The request:
Leave out any pictures and transcribe all other data below exactly.

Data block:
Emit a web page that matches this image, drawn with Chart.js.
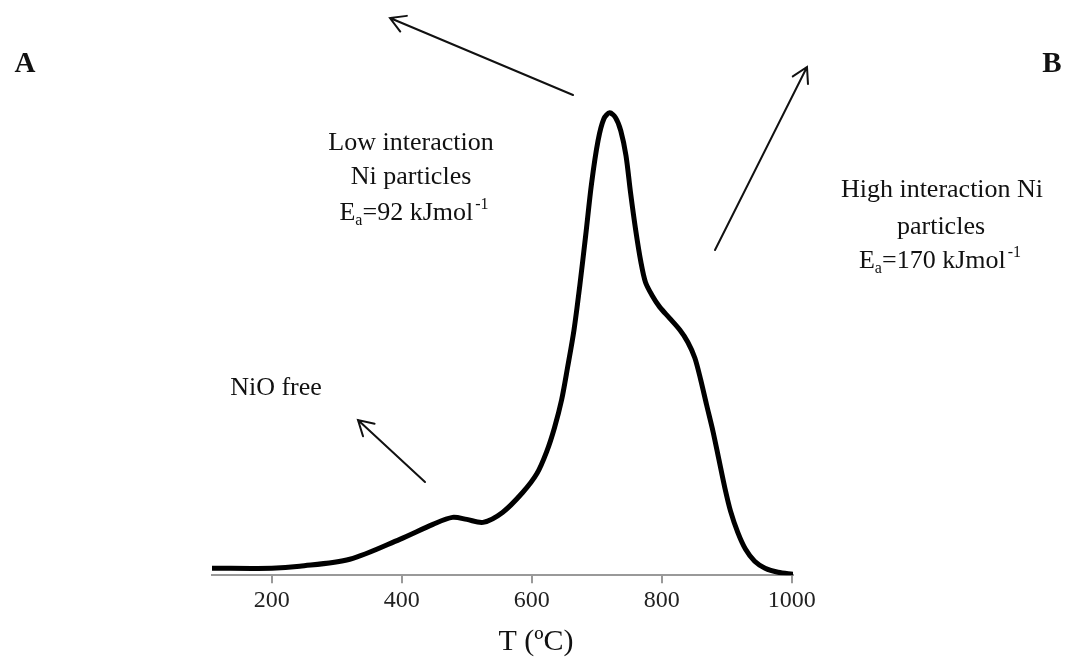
<!DOCTYPE html>
<html>
<head>
<meta charset="utf-8">
<script src="https://cdn.jsdelivr.net/npm/chart.js@4/dist/chart.umd.min.js"></script>
<style>
  body { margin: 0; background: #fff; }
</style>
</head>
<body>
<canvas id="tprChart" width="1067" height="659"></canvas>
<script>
// TPR profile (signal in arbitrary units)
const temps  = [108, 200, 243, 320, 397, 448, 478, 500, 525, 555, 586, 608, 623, 635, 646, 655, 665, 674, 683, 692, 702, 711, 720,
                729, 737, 745, 752, 760, 768, 775, 785, 797, 812, 828, 840, 851, 860, 869, 879, 888, 897, 906, 917, 929, 943, 959, 979, 1002];
const signal = [7, 7, 9, 16, 36, 51, 58, 56, 53, 63, 83, 102, 124, 148, 176, 208, 246, 291, 341, 393, 436, 458, 464,
                459, 446, 421, 384, 346, 314, 294, 281, 269, 258, 246, 234, 218, 196, 171, 144, 116, 88, 64, 43, 26, 14, 7, 3, 1];
const xTicks = [200, 400, 600, 800, 1000];

const serif = "'Liberation Serif', 'Times New Roman', serif";

// labels + arrows drawn on top of the chart
function arrow(ctx, x1, y1, x2, y2) {
    const a = Math.atan2(y2 - y1, x2 - x1);
    const len = 17, spread = Math.PI / 6;
    ctx.beginPath();
    ctx.moveTo(x1, y1);
    ctx.lineTo(x2, y2);
    ctx.moveTo(x2 - len * Math.cos(a - spread), y2 - len * Math.sin(a - spread));
    ctx.lineTo(x2, y2);
    ctx.lineTo(x2 - len * Math.cos(a + spread), y2 - len * Math.sin(a + spread));
    ctx.stroke();
}

function eaText(ctx, cx, y, value, size) {
    // E_a=xx kJmol^-1, centred on cx
    const big = size + "px " + serif, small = Math.round(size * 0.6) + "px " + serif;
    const mid = "=" + value + " kJmol";
    ctx.font = big;
    const wE = ctx.measureText("E").width, wMid = ctx.measureText(mid).width;
    ctx.font = small;
    const wA = ctx.measureText("a").width, wSup = ctx.measureText("-1").width;
    let x = cx - (wE + wA + wMid + wSup + 2) / 2;
    ctx.textAlign = "left";
    ctx.font = big; ctx.fillText("E", x, y); x += wE;
    ctx.font = small; ctx.fillText("a", x, y + 5); x += wA;
    ctx.font = big; ctx.fillText(mid, x, y); x += wMid + 2;
    ctx.font = small; ctx.fillText("-1", x, y - 11);
}

const annotations = {
    id: "annotations",
    afterDraw(chart) {
        const ctx = chart.ctx;
        ctx.save();
        ctx.fillStyle = "#111";
        ctx.strokeStyle = "#111";
        ctx.lineWidth = 2;
        ctx.lineCap = "round";
        ctx.textBaseline = "alphabetic";

        ctx.font = "bold 29px " + serif;
        ctx.textAlign = "center";
        ctx.fillText("A", 25, 72);
        ctx.fillText("B", 1052, 72);

        // axis title sits a little right of the plot centre in the original
        ctx.font = "30px " + serif;
        ctx.fillText("T (ºC)", 536, 650);

        ctx.font = "26px " + serif;
        ctx.fillText("Low interaction", 411, 150);
        ctx.fillText("Ni particles", 411, 184);
        eaText(ctx, 414, 220, "92", 26);

        ctx.textAlign = "center";
        ctx.font = "26px " + serif;
        ctx.fillText("High interaction Ni", 942, 197);
        ctx.fillText("particles", 941, 234);
        eaText(ctx, 940, 268, "170", 26);

        ctx.textAlign = "center";
        ctx.font = "26px " + serif;
        ctx.fillText("NiO free", 276, 395);

        arrow(ctx, 573, 95, 390, 18);
        arrow(ctx, 715, 250, 807, 67);
        arrow(ctx, 425, 482, 358, 420);
        ctx.restore();
    }
};

new Chart(document.getElementById("tprChart"), {
    type: "line",
    data: {
        datasets: [{
            data: temps.map((t, i) => ({ x: t, y: signal[i] })),
            borderColor: "#000",
            borderWidth: 5,
            borderCapStyle: "round",
            borderJoinStyle: "round",
            pointRadius: 0,
            tension: 0.3,
            fill: false,
        }],
    },
    options: {
        responsive: false,
        animation: false,
        layout: { padding: { left: 212, right: 274, top: 56, bottom: 41 } },
        plugins: { legend: { display: false }, tooltip: { enabled: false } },
        scales: {
            x: {
                type: "linear",
                min: 108,
                max: 1002,
                afterBuildTicks: (scale) => { scale.ticks = xTicks.map(v => ({ value: v })); },
                grid: { drawOnChartArea: false, tickLength: 8, color: "#999", lineWidth: 2 },
                border: { color: "#999", width: 2 },
                ticks: {
                    color: "#222", padding: 3, maxRotation: 0,
                    font: { family: serif, size: 24 },
                    callback: (v) => String(v),
                },
                title: { display: false },
            },
            y: { display: false, min: 0, max: 521 },
        },
    },
    plugins: [annotations],
});
</script>
</body>
</html>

The result:
Emit a web page that matches this image, drawn with Chart.js.
<!DOCTYPE html>
<html>
<head>
<meta charset="utf-8">
<script src="https://cdn.jsdelivr.net/npm/chart.js@4/dist/chart.umd.min.js"></script>
<style>
  body { margin: 0; background: #fff; }
</style>
</head>
<body>
<canvas id="tprChart" width="1067" height="659"></canvas>
<script>
// TPR profile (signal in arbitrary units)
const temps  = [108, 200, 243, 320, 397, 448, 478, 500, 525, 555, 586, 608, 623, 635, 646, 655, 665, 674, 683, 692, 702, 711, 720,
                729, 737, 745, 752, 760, 768, 775, 785, 797, 812, 828, 840, 851, 860, 869, 879, 888, 897, 906, 917, 929, 943, 959, 979, 1002];
const signal = [7, 7, 9, 16, 36, 51, 58, 56, 53, 63, 83, 102, 124, 148, 176, 208, 246, 291, 341, 393, 436, 458, 464,
                459, 446, 421, 384, 346, 314, 294, 281, 269, 258, 246, 234, 218, 196, 171, 144, 116, 88, 64, 43, 26, 14, 7, 3, 1];
const xTicks = [200, 400, 600, 800, 1000];

const serif = "'Liberation Serif', 'Times New Roman', serif";

// labels + arrows drawn on top of the chart
function arrow(ctx, x1, y1, x2, y2) {
    const a = Math.atan2(y2 - y1, x2 - x1);
    const len = 17, spread = Math.PI / 6;
    ctx.beginPath();
    ctx.moveTo(x1, y1);
    ctx.lineTo(x2, y2);
    ctx.moveTo(x2 - len * Math.cos(a - spread), y2 - len * Math.sin(a - spread));
    ctx.lineTo(x2, y2);
    ctx.lineTo(x2 - len * Math.cos(a + spread), y2 - len * Math.sin(a + spread));
    ctx.stroke();
}

function eaText(ctx, cx, y, value, size) {
    // E_a=xx kJmol^-1, centred on cx
    const big = size + "px " + serif, small = Math.round(size * 0.6) + "px " + serif;
    const mid = "=" + value + " kJmol";
    ctx.font = big;
    const wE = ctx.measureText("E").width, wMid = ctx.measureText(mid).width;
    ctx.font = small;
    const wA = ctx.measureText("a").width, wSup = ctx.measureText("-1").width;
    let x = cx - (wE + wA + wMid + wSup + 2) / 2;
    ctx.textAlign = "left";
    ctx.font = big; ctx.fillText("E", x, y); x += wE;
    ctx.font = small; ctx.fillText("a", x, y + 5); x += wA;
    ctx.font = big; ctx.fillText(mid, x, y); x += wMid + 2;
    ctx.font = small; ctx.fillText("-1", x, y - 11);
}

const annotations = {
    id: "annotations",
    afterDraw(chart) {
        const ctx = chart.ctx;
        ctx.save();
        ctx.fillStyle = "#111";
        ctx.strokeStyle = "#111";
        ctx.lineWidth = 2;
        ctx.lineCap = "round";
        ctx.textBaseline = "alphabetic";

        ctx.font = "bold 29px " + serif;
        ctx.textAlign = "center";
        ctx.fillText("A", 25, 72);
        ctx.fillText("B", 1052, 72);

        // axis title sits a little right of the plot centre in the original
        ctx.font = "30px " + serif;
        ctx.fillText("T (ºC)", 536, 650);

        ctx.font = "26px " + serif;
        ctx.fillText("Low interaction", 411, 150);
        ctx.fillText("Ni particles", 411, 184);
        eaText(ctx, 414, 220, "92", 26);

        ctx.textAlign = "center";
        ctx.font = "26px " + serif;
        ctx.fillText("High interaction Ni", 942, 197);
        ctx.fillText("particles", 941, 234);
        eaText(ctx, 940, 268, "170", 26);

        ctx.textAlign = "center";
        ctx.font = "26px " + serif;
        ctx.fillText("NiO free", 276, 395);

        arrow(ctx, 573, 95, 390, 18);
        arrow(ctx, 715, 250, 807, 67);
        arrow(ctx, 425, 482, 358, 420);
        ctx.restore();
    }
};

new Chart(document.getElementById("tprChart"), {
    type: "line",
    data: {
        datasets: [{
            data: temps.map((t, i) => ({ x: t, y: signal[i] })),
            borderColor: "#000",
            borderWidth: 5,
            borderCapStyle: "round",
            borderJoinStyle: "round",
            pointRadius: 0,
            tension: 0.3,
            fill: false,
        }],
    },
    options: {
        responsive: false,
        animation: false,
        layout: { padding: { left: 212, right: 274, top: 56, bottom: 41 } },
        plugins: { legend: { display: false }, tooltip: { enabled: false } },
        scales: {
            x: {
                type: "linear",
                min: 108,
                max: 1002,
                afterBuildTicks: (scale) => { scale.ticks = xTicks.map(v => ({ value: v })); },
                grid: { drawOnChartArea: false, tickLength: 8, color: "#999", lineWidth: 2 },
                border: { color: "#999", width: 2 },
                ticks: {
                    color: "#222", padding: 3, maxRotation: 0,
                    font: { family: serif, size: 24 },
                    callback: (v) => String(v),
                },
                title: { display: false },
            },
            y: { display: false, min: 0, max: 521 },
        },
    },
    plugins: [annotations],
});
</script>
</body>
</html>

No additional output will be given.